Making Introductions: Securing the future of your farm
A farmer and his grown son walked into the Farm Service Agency’s Moultrie office one day. FSA loan officer Mike Gibbs knew the man and his family, as he’d been making loans to them going back 25 years. The farmer introduced his son, said he’d graduated from college and wanted to go into the farming business. “I told him a good place to start is here,” the man said. He told Gibbs he didn’t want to influence the conversation, so would wait outside, then turned and walked out.
What the farmer did in that simple act had the potential to secure the future of that family’s farm: He was setting up the next generation for success.
“There’s not a farmer around who’s been farming more than five minutes who doesn’t know about the Farm Service Agency,” Gibbs said. But what farmers may not have thought about is introducing their potential successors to FSA programs.
“At the USDA, one of our missions is to try to get that next generation to come to the farm,” Gibbs said. “I tell them, ‘We need you to feed us.’” And yet Gibbs said he understands the many hurdles standing in the way, not the least of which is making the numbers work.
FSA has many programs that can help, but it can be overwhelming to wade through them all, said Southwest Georgia Farm Credit Relationship Manager Brant Harrell. The best thing the current generation can do is introduce their family members to the advisors who have helped them keep the operation going over the years. Their successor will get a free education and be encouraged to dream a little. Once connected, they’re more likely to be committed to the idea and follow through.
Money and more
“Don’t underestimate the help you can get from the Farm Service Agency programs and those they can refer you to,” said Lori Hargrove, Southwest Georgia Farm Credit Client Relations Specialist. She used to work for the FSA and knows their value in getting that next generation up to speed. “These offices not only provide programs for farmers, but for general landowners as well.”

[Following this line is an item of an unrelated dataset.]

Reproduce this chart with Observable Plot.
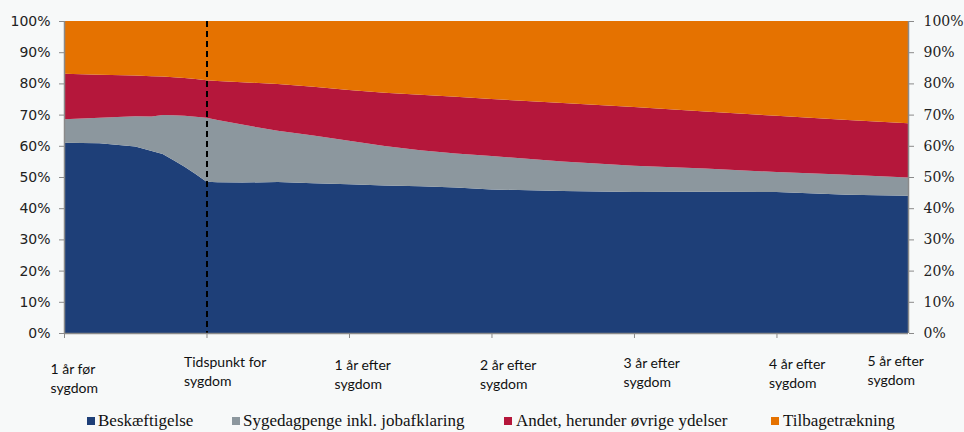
<!DOCTYPE html>
<html>
<head>
<meta charset="utf-8">
<script src="https://cdn.jsdelivr.net/npm/d3@7"></script>
<script src="https://cdn.jsdelivr.net/npm/@observablehq/plot@0.6"></script>
<style>
  html, body { margin: 0; padding: 0; background: #f7f9f9; }
  #wrap { position: relative; width: 964px; height: 432px; overflow: hidden; }
  #chart svg { overflow: visible; display: block; }
  .leg { position: absolute; font-family: "Liberation Serif", serif; font-size: 17px; line-height: 17px; color: #111; white-space: nowrap; }
  .sw { position: absolute; width: 8px; height: 8px; }
</style>
</head>
<body>
<div id="wrap">
  <div id="chart"></div>
  <div id="legend"></div>
</div>
<script>
// ---- data (weeks relative to onset of illness) ----
const weeks = [-52,-39,-26,-20,-16,-12,-8,-4,0,4,13,26,39,52,65,78,91,104,130,156,182,208,234,256];
const beskaeftigelse   = [61.0,60.8,59.8,58.3,57.4,55.4,53.3,51.0,48.5,48.3,48.2,48.4,48.0,47.7,47.3,47.0,46.6,46.0,45.5,45.2,45.3,45.2,44.3,44.0];
const sygedagpenge     = [7.5,8.2,9.7,11.1,12.5,14.4,16.3,18.3,20.5,20.0,18.6,16.4,15.3,13.9,12.6,11.6,10.9,10.7,9.5,8.4,7.4,6.4,6.4,5.8];
const andet            = [14.6,13.8,13.0,12.9,12.3,12.2,12.1,12.1,12.0,12.5,13.6,15.0,15.6,16.3,17.1,17.8,18.2,18.3,18.7,18.8,18.3,18.0,17.6,17.4];
const tilbagetraekning = [16.9,17.2,17.5,17.7,17.8,18.0,18.3,18.6,19.0,19.2,19.6,20.2,21.1,22.1,23.0,23.6,24.3,25.0,26.3,27.6,29.0,30.4,31.7,32.8];
const seriesNames = ["Beskæftigelse", "Sygedagpenge inkl. jobafklaring", "Andet, herunder øvrige ydelser", "Tilbagetrækning"];
const yTicks = [0,10,20,30,40,50,60,70,80,90,100];
const xTickWeeks = [-52,0,52,104,156,208];
const xLabelWeeks = [-52,0,52,104,156,208,256];
const xLabels = ["1 år før\nsygdom", "Tidspunkt for\nsygdom", "1 år efter\nsygdom", "2 år efter\nsygdom", "3 år efter\nsygdom", "4 år efter\nsygdom", "5 år efter\nsygdom"];
const onsetWeek = 0;

// ---- styles ----
const colors = ["#1e3f78", "#8c979e", "#b5173b", "#e57200"];
const axisGrey = "#8a8a8a";
const labelDx = [-14,-23,-15,-12,-11,-8,-41];
const labelDy = [28,21,24,24,22,23,20];

const values = [beskaeftigelse, sygedagpenge, andet, tilbagetraekning];
const data = seriesNames.flatMap((s, i) => weeks.map((w, j) => ({week: w, series: s, value: values[i][j]})));

const chart = Plot.plot({
  width: 964,
  height: 400,
  marginLeft: 64,
  marginRight: 56,
  marginTop: 21,
  marginBottom: 67,
  style: {background: "transparent", color: "#222"},
  x: {domain: [-52, 256]},
  y: {domain: [0, 100]},
  color: {domain: seriesNames, range: colors},
  marks: [
    Plot.areaY(data, {x: "week", y: "value", fill: "series", z: "series", order: seriesNames, curve: "linear"}),
    Plot.ruleX([onsetWeek], {stroke: "#000", strokeWidth: 2, strokeDasharray: "6,4"}),
    Plot.ruleX([-52], {stroke: axisGrey, strokeWidth: 1.5}),
    Plot.ruleX([256], {stroke: axisGrey, strokeWidth: 1.5}),
    Plot.ruleY([0], {stroke: axisGrey, strokeWidth: 1.5}),
    Plot.axisY({anchor: "left", ticks: yTicks, tickFormat: d => d + "%", tickSize: 5, tickPadding: 9, stroke: axisGrey, fill: "#222", fontSize: 14, fontFamily: "DejaVu Sans", label: null}),
    Plot.axisY({anchor: "right", ticks: yTicks, tickFormat: d => d + "%", tickSize: 5, tickPadding: 10, stroke: axisGrey, fill: "#222", fontSize: 14, fontFamily: "DejaVu Serif", label: null}),
    Plot.axisX({ticks: xTickWeeks, tickSize: 5, tickFormat: () => "", stroke: axisGrey, label: null}),
    ...xLabels.map((t, i) => Plot.text([xLabelWeeks[i]], {
      x: d => d, text: () => t, frameAnchor: "bottom", textAnchor: "start", lineAnchor: "top",
      dx: labelDx[i], dy: labelDy[i], fontSize: 14, fontFamily: "Lato", lineHeight: 1.3, fill: "#111"
    }))
  ]
});
document.getElementById("chart").appendChild(chart);

// ---- legend ----
const legPos = [{sq: 87, tx: 98}, {sq: 232, tx: 243}, {sq: 504, tx: 516}, {sq: 771, tx: 783}];
const legend = document.getElementById("legend");
seriesNames.forEach((s, i) => {
  const sw = document.createElement("div");
  sw.className = "sw";
  sw.style.left = legPos[i].sq + "px";
  sw.style.top = "417px";
  sw.style.background = colors[i];
  legend.appendChild(sw);
  const tx = document.createElement("div");
  tx.className = "leg";
  tx.style.left = legPos[i].tx + "px";
  tx.style.top = "412px";
  tx.textContent = s;
  legend.appendChild(tx);
});
</script>
</body>
</html>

For example, through the Natural Resources Conservation Service (NRCS), you can get technical assistance and qualify for grant programs or cost share related to a conservation practice on the farm.
Because FSA has a service center concept—one stop shopping—a new farmer can learn about the numerous programs that provide subsidy payments, free money, all in one place. “If you look at it from my loan officer eye,” Gibbs said, “any free money my farmer can get, in theory, can help my farmer meet their obligations.”
Meet you halfway
Getting that loan in the first place can be challenging as equity and a good credit track record take time to build. But FSA can help there, too. One solution is the 50/50 program. Gibbs explained: “They can borrow 50% of the purchase price of the farm from us at an extremely low interest rate.” The balance would come from another lender, like Southwest Georgia Farm Credit.
The blended interest rate can be very advantageous to a new farmer. It’s a partnership that works for everyone. “FSA would allow Farm Credit to have a first lien on the property,” he said. “We would have a junior lien.”
Gibbs pulled one example from a stack to illustrate. An applicant had first introduced his grandson to Farm Credit Relationship Manager Brant Harrell. After asking a few questions, Harrell knew the grandson was going to need some help qualifying. He checked with Gibbs to see if he was willing to work with him on a 50/50 loan. The grandson met with Gibbs and soon they were pulling the deal together.
Small steps lead to bigger ones
Gibbs described what he has seen work. The son or daughter graduates from a university, or leaves another line of work, and returns to the farm to get started. The current generation carves out part of the operation for the adult child to manage on their own, using the 50/50 program. “They create some equity on the balance sheet, then graduate to the next level and go to a lender and get an FSA guaranteed loan,” he said. “It’s a natural progression.” If the operation is successful, they’ll need more capital.
“Our mission is to try to get that person to move to the next step,” Gibbs said. “We want to help them succeed.”
And they’ll have loads of help along the way. For example, with the FSA guaranteed loan, Southwest Georgia Farm Credit handles all of the paperwork. Its seamless between the two lenders and requires no extra work for the borrower.
Wise to have an exit plan
Dean Daniels said he and other Relationship Managers have these types of discussions with their farming customers as often as possible, to get them thinking about their options so they’re ready when the timing is right. It’s the idea of having an exit plan, which makes good business sense.
“What we’re telling them is the more involved the younger person is in the operation, the better,” Daniels said. And if that’s their plan for five years from now, they should involve them in the financial aspects now. “Give them a small piece of the pie, so they don’t look like a deer in the headlights when the time comes.”
Using your influence and making introductions is a free gift you can give that next generation of farmers, said Daniels. It’s really no different than when a young man walks into a bank and wants a loan to buy a car. “Maybe he can scrape up a down payment, but he just got out of college and is working his first job. But Mom has banked at the bank forever, and she’s standing behind him.”
The next generation farmer needs to start somewhere and today’s farmer has the means to help. “That connection is the way to make it happen,” he said.